Initiative: Ask questions that subtly sell you and show you're a person with initiative who's interested in succeeding. Questions like, "What does success look like in this role?", "Are there professional development opportunities here?", or "What are the biggest challenges facing this division right now?" Such inquiries showcase your desire to win, contribute, and grow.
Intent: Reinforce how serious you are about the role by asking questions like, "Is there anything about my background/resume that makes you question whether I'm a good fit for this role?" I liked this as a closing question because I got to probe on any lingering doubts and it showed me the person really wanted the job.
4. Tell a story, not a synopsis.
The most memorable candidates didn't just give a synopsis of what they've done. They told me a story, painting a clear picture of who they are and what it would be like to work with him/her.
They did this by having engaging, specific stories that illuminated their key attributes. They knew what three things they wanted me to remember about them and skillfully wove answers that served a theme, even summarizing that story for me at the end.
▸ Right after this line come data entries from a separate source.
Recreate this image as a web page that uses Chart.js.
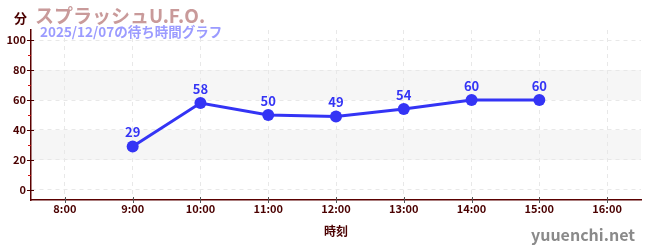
<!DOCTYPE html>
<html><head><meta charset="utf-8">
<script src="https://cdn.jsdelivr.net/npm/chart.js@4/dist/chart.umd.min.js"></script>
<style>html,body{margin:0;padding:0;background:#fff}</style>
</head><body><canvas id="c" width="650" height="250"></canvas>
<script>
const chartTitle = 'スプラッシュU.F.O.';
const chartSubtitle = '2025/12/07の待ち時間グラフ';
const yUnit = '分';
const xTitle = '時刻';
const watermark = 'yuuenchi.net';
const hours = [9, 10, 11, 12, 13, 14, 15];
const waits = [29, 58, 50, 49, 54, 60, 60];
const xTickHours = [8, 9, 10, 11, 12, 13, 14, 15, 16];
const yTickValues = [0, 20, 40, 60, 80, 100];
const yMinorValues = [10, 30, 50, 70, 90];
const bandRanges = [[20, 40], [60, 80]];

const FONT = '"Noto Sans CJK JP", "Noto Sans", sans-serif';
const LINE = '#3434f5';
const DARK = '#4a0000';

const decor = {
  id: 'decor',
  beforeDraw(chart) {
    const {ctx, chartArea: a, scales: {y}} = chart;
    ctx.save();
    ctx.fillStyle = '#f6f6f6';
    bandRanges.forEach(([lo, hi]) => {
      const t = y.getPixelForValue(hi), b = y.getPixelForValue(lo);
      ctx.fillRect(a.left, t, a.right - a.left, b - t);
    });
    ctx.restore();
  },
  afterDatasetsDraw(chart) {
    const {ctx} = chart;
    const meta = chart.getDatasetMeta(0);
    ctx.save();
    ctx.fillStyle = LINE;
    ctx.font = 'bold 13px ' + FONT;
    ctx.textAlign = 'center';
    ctx.textBaseline = 'middle';
    meta.data.forEach((p, i) => {
      ctx.fillText(String(waits[i]), p.x, p.y - 14);
    });
    ctx.restore();
  },
  afterDraw(chart) {
    const {ctx, chartArea: a, scales: {x, y}} = chart;
    ctx.save();
    ctx.strokeStyle = DARK; ctx.lineWidth = 1;
    yTickValues.forEach(v => {
      const py = Math.round(y.getPixelForValue(v)) + 0.5;
      ctx.beginPath(); ctx.moveTo(a.left - 4, py); ctx.lineTo(a.left + 3, py); ctx.stroke();
    });
    ctx.strokeStyle = '#d01010';
    yMinorValues.forEach(v => {
      const py = Math.round(y.getPixelForValue(v)) + 0.5;
      ctx.beginPath(); ctx.moveTo(a.left - 3, py); ctx.lineTo(a.left, py); ctx.stroke();
    });
    ctx.strokeStyle = '#555';
    xTickHours.forEach(v => {
      const px = Math.round(x.getPixelForValue(v)) + 0.5;
      ctx.beginPath(); ctx.moveTo(px, a.bottom - 3); ctx.lineTo(px, a.bottom + 3); ctx.stroke();
    });
    ctx.textBaseline = 'alphabetic';
    ctx.textAlign = 'left';
    ctx.fillStyle = DARK;
    ctx.font = 'bold 13px ' + FONT;
    ctx.fillText(yUnit, 14, 23);
    ctx.fillStyle = '#c99a9a';
    ctx.font = 'bold 19px ' + FONT;
    ctx.fillText(chartTitle, 35, 23);
    ctx.fillStyle = '#9b9bff';
    ctx.font = 'bold 13.5px ' + FONT;
    ctx.fillText(chartSubtitle, 40, 37);
    ctx.fillStyle = '#8a8a8a';
    ctx.font = 'bold 16px ' + FONT;
    ctx.textAlign = 'right';
    ctx.fillText(watermark, 635, 241);
    ctx.restore();
  }
};

new Chart(document.getElementById('c'), {
  type: 'line',
  data: {
    datasets: [{
      data: hours.map((h, i) => ({x: h, y: waits[i]})),
      borderColor: LINE,
      backgroundColor: LINE,
      borderWidth: 3,
      pointRadius: 6,
      pointBackgroundColor: LINE,
      pointBorderColor: LINE,
      pointBorderWidth: 0,
      tension: 0,
      fill: false
    }]
  },
  options: {
    responsive: false,
    animation: false,
    devicePixelRatio: 1,
    layout: {padding: {top: 30, right: 9, left: 0, bottom: 0}},
    plugins: {legend: {display: false}, tooltip: {enabled: false}, title: {display: false}},
    scales: {
      x: {
        type: 'linear', min: 7.5, max: 16.5,
        afterBuildTicks: s => { s.ticks = xTickHours.map(v => ({value: v})); },
        afterFit: s => { s.height = 50; },
        ticks: {color: DARK, font: {family: FONT, size: 11, weight: 'bold'}, padding: 0,
          callback: v => v + ':00'},
        grid: {color: '#e8e8e8', tickColor: 'rgba(0,0,0,0)', tickLength: 2},
        border: {color: '#5a0000', width: 1.5, dash: [4, 4]},
        title: {display: true, text: xTitle, color: DARK, font: {family: FONT, size: 12, weight: 'bold'}, padding: {top: 4, bottom: 11}}
      },
      y: {
        min: -6.67, max: 106.67,
        afterBuildTicks: s => { s.ticks = yTickValues.map(v => ({value: v})); },
        afterFit: s => { s.width = 31; },
        ticks: {color: DARK, font: {family: FONT, size: 11, weight: 'bold'}, padding: 1},
        grid: {color: '#e8e8e8', tickColor: 'rgba(0,0,0,0)', tickLength: 4},
        border: {color: '#5a0000', width: 1.5, dash: [4, 4]}
      }
    }
  },
  plugins: [decor]
});
</script></body></html>
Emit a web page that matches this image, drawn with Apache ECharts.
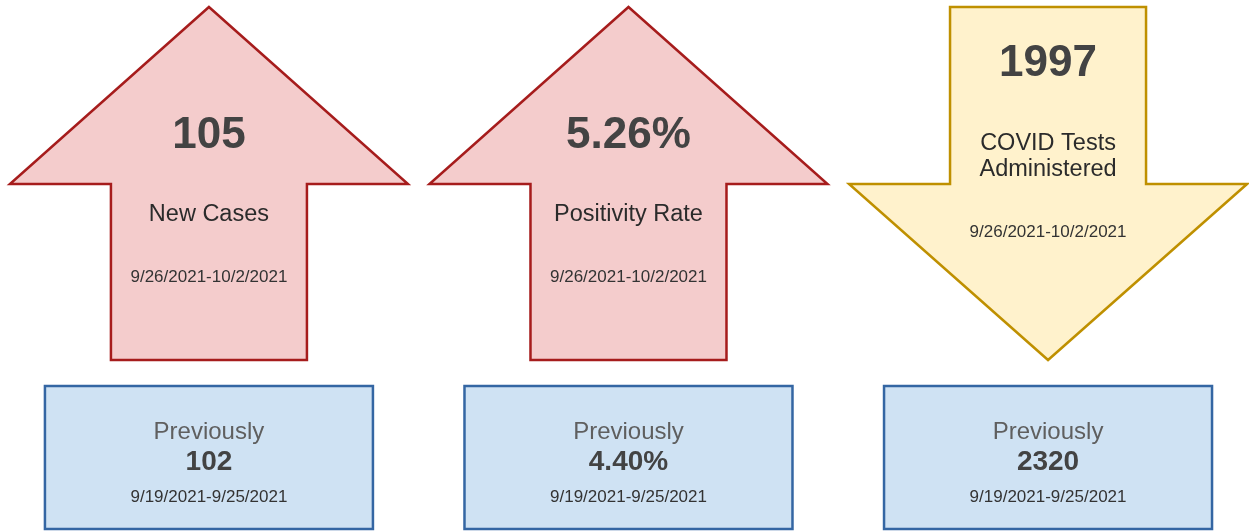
<!DOCTYPE html>
<html>
<head>
<meta charset="utf-8">
<script src="https://cdn.jsdelivr.net/npm/echarts@6/dist/echarts.min.js"></script>
<style>
  html, body { margin: 0; padding: 0; background: #ffffff; }
  #main { width: 1249px; height: 531px; }
</style>
</head>
<body>
<div id="main"></div>
<script>
// ---- data ----
const metrics = ['New Cases', 'Positivity Rate', 'COVID Tests\nAdministered'];
const currentValues = [105, 5.26, 1997];
const previousValues = [102, 4.40, 2320];
const valueUnits = ['', '%', ''];
const valueDecimals = [0, 2, 0];
const currentPeriod = '9/26/2021-10/2/2021';
const previousPeriod = '9/19/2021-9/25/2021';
const previousLabel = 'Previously';

// ---- styles ----
const FONT = '"Liberation Sans", Arial, Helvetica, sans-serif';
const UP = { fill: '#f4cccc', stroke: '#a61c1c' };
const DOWN = { fill: '#fff2cc', stroke: '#bf9000' };
const BOX = { fill: '#cfe2f3', stroke: '#3466a3' };

function fmt(i, v) {
  return v.toFixed(valueDecimals[i]) + valueUnits[i];
}

const chart = echarts.init(document.getElementById('main'), null, { renderer: 'canvas' });

function renderItem(params, api) {
  const i = api.value(0);
  const cx = api.coord([i, 0])[0];
  const up = currentValues[i] > previousValues[i];
  const col = up ? UP : DOWN;
  const top = 7, mid = 184, bot = 360, hh = 199, hs = 98;
  const pts = up
    ? [[cx, top], [cx + hh, mid], [cx + hs, mid], [cx + hs, bot], [cx - hs, bot], [cx - hs, mid], [cx - hh, mid]]
    : [[cx - hs, top], [cx + hs, top], [cx + hs, mid], [cx + hh, mid], [cx, bot], [cx - hh, mid], [cx - hs, mid]];
  const valueY = up ? 136 : 64;
  const labelY = up ? 214.5 : 157;
  const dateY = up ? 277 : 232;
  const bx0 = cx - 164, bw = 328, by0 = 386, bh = 143;
  return {
    type: 'group',
    children: [
      { type: 'polygon', shape: { points: pts },
        style: { fill: col.fill, stroke: col.stroke, lineWidth: 2.5, lineJoin: 'miter' } },
      { type: 'text', x: cx, y: valueY,
        style: { text: fmt(i, currentValues[i]), fill: '#434343', font: 'bold 44px ' + FONT,
                 align: 'center', verticalAlign: 'middle' } },
      { type: 'text', x: cx, y: labelY,
        style: { text: metrics[i], fill: '#2b2b2b', font: '23.5px ' + FONT, lineHeight: 26,
                 align: 'center', verticalAlign: 'middle' } },
      { type: 'text', x: cx, y: dateY,
        style: { text: currentPeriod, fill: '#333333', font: '17px ' + FONT,
                 align: 'center', verticalAlign: 'middle' } },
      { type: 'rect', shape: { x: bx0, y: by0, width: bw, height: bh },
        style: { fill: BOX.fill, stroke: BOX.stroke, lineWidth: 2.5 } },
      { type: 'text', x: cx, y: 432,
        style: { text: previousLabel, fill: '#5f5f5f', font: '24px ' + FONT,
                 align: 'center', verticalAlign: 'middle' } },
      { type: 'text', x: cx, y: 462,
        style: { text: fmt(i, previousValues[i]), fill: '#434343', font: 'bold 28px ' + FONT,
                 align: 'center', verticalAlign: 'middle' } },
      { type: 'text', x: cx, y: 497.5,
        style: { text: previousPeriod, fill: '#333333', font: '17px ' + FONT,
                 align: 'center', verticalAlign: 'middle' } }
    ]
  };
}

chart.setOption({
  animation: false,
  backgroundColor: '#ffffff',
  grid: { left: 0, right: 0, top: 0, bottom: 0 },
  xAxis: { type: 'value', min: -0.498, max: 2.479, show: false },
  yAxis: { type: 'value', min: 0, max: 531, inverse: true, show: false },
  series: [{
    type: 'custom',
    clip: false,
    renderItem: renderItem,
    encode: { x: 0, y: 1 },
    data: metrics.map((m, i) => [i, 0])
  }]
});
</script>
</body>
</html>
After seeing many candidates for one job, it's the story, not the synopsis, of the winning candidate that sticks out.
5. Customize to catch their attention.
For each job you apply for, your resume and on-line profiles (like LinkedIn) should be tailored to mirror that job. Include hot button language used at the company and examples relevant to the company's purpose/vision. Echo important information you learn about the organization.
Doing so establishes hints of familiarity between you and the person reading the resume--a subtle advantage.
6. Research ain't wrong--send a thank you note.
It amazed me how few would. Recent research from the Universities of Texas and Chicago showed that people vastly underestimate just how appreciated showing gratitude via a thank you note is, while they overestimate how the thank you note might be criticized (be seen as insincere, etc.). Plain and simple, people who thanked me stuck with me.
Net, use these tips to get a leg up on competition--and more than just a foot in the door.